The book argues that by utilizing these five components, we have the correct checks and balances for “simultaneously letting go and reining in. When leaders act in the ways recommended, they will disturb the future ‘in a manner that approximates the desired outcomes,’ Leading in a Culture of Change integrates the most current ideas and theories on effective leadership to support and illustrate five core competencies for leading in complex times. Fullan links components of his leadership framework with concrete examples and cases used in education and business. Moreover it allows the reader to apply the methods gradually. I found the book easy to read and quite enlightening, reinforcing some of my personal beliefs concerning successful leadership styles in the culture of change.

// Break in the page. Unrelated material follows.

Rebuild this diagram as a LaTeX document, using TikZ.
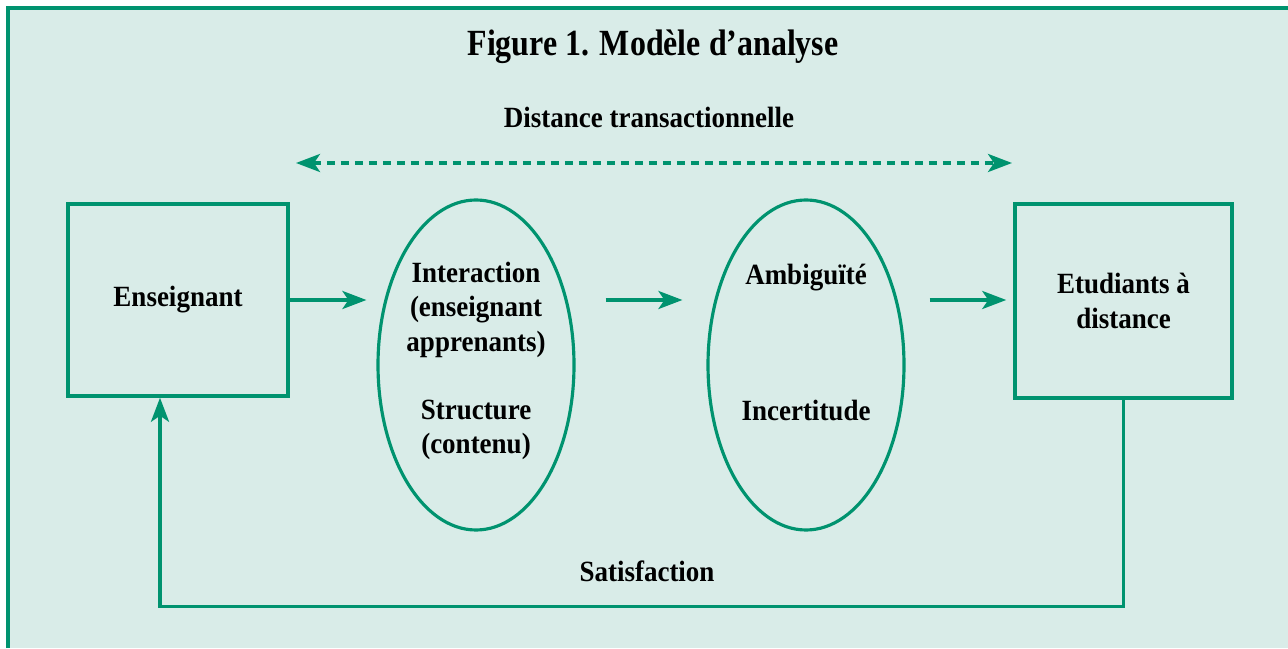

Leading in a culture of change deals with the complexities of leadership; it provides insights, strategies and better theories of knowledge and action suited to leadership in difficult times. This book is a call for action, equipping leaders with ideas and strategies for deep success. I found this book both enjoyable and enlightening. Each page offered positive in sight into leading the change process. I would recommend this book to all administrators, whether at the central office level or on the campus. It would be an excellent centerpiece for staff development revolving around the change process. Fullan does not lead the reader to believe that by following simple steps all will work out fine. Instead he offers a path to change with many positive examples of company’s and educational systems growing, developing, and maturing towards a common goal.